All through Lucy’s one-sided romance, she has an unusual guardian angel – a fellow teacher – Monsieur Paul Emanuel. If Dr. John is suave, sophisticated, handsome and predictable, M. Paul is his opposite. He is a man of mercurial restlessness, quick temper and action. Societal approval is a critical factor in Dr. John’s decisions – even in selecting his life partner; but M. Paul is only ruled by his heart.

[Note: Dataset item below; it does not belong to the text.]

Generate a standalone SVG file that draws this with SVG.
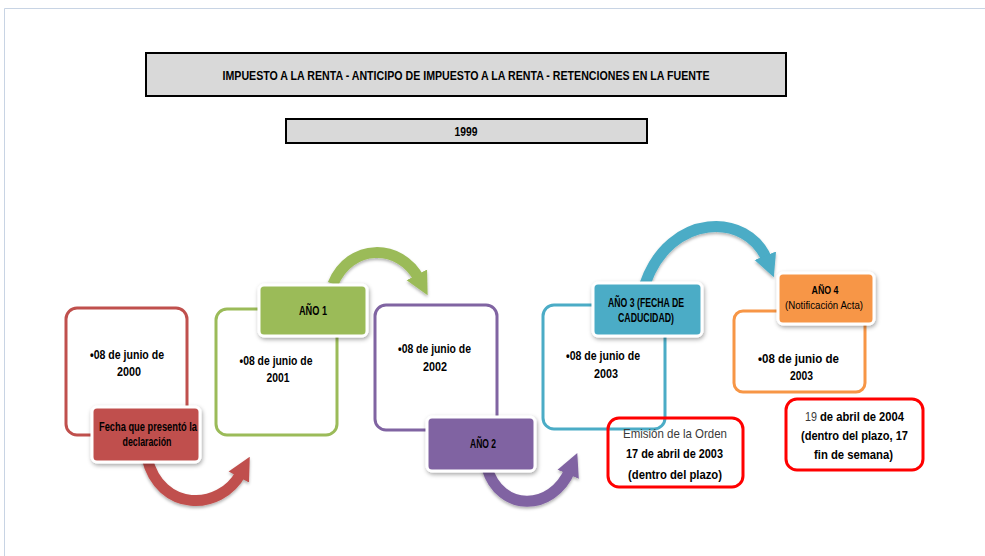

M. Paul is the eternal child of nature – he knows only one way to love – unfettered and unbridled. He jealously cherishes Lucy the way a child possessively loves a doll or a candy. His love is the love of the roaring sea beating against the coast, shaping it and shaped by it. He is the tint that makes Lucy’s grey outlook colourful; he is the spice that brings her out of blandness; he is the exasperating accelerator that shoves Lucy out of indolence, springs her into action and pushes her limits. Lucy and M.Paul’s friendship is delightful in its child-like squabbles – he unable to temper his taunts, and she unable to understand that the taunts are the only way M. Paul knows to love. We rejoice with Lucy when she finally understands herself – her feelings towards M. Paul, and her acceptance of his uncharacteristic, undying love and adoration. Of course there are obstacles – the universal obstacles of love – greed and religion. Will they surmount these, and come together in one glorious song? Find out for yourself!
Had this book been written in this day and age of political correctness, it would have undergone severe editing to tone down Bronte’s views on religion...and the French ‘attitdue’! As far as I am concerned, this book is a prism, and depending on your state of mind, it reveals fresh perspectives of the human character and psychology. It is definitely a book I shall visit again and again.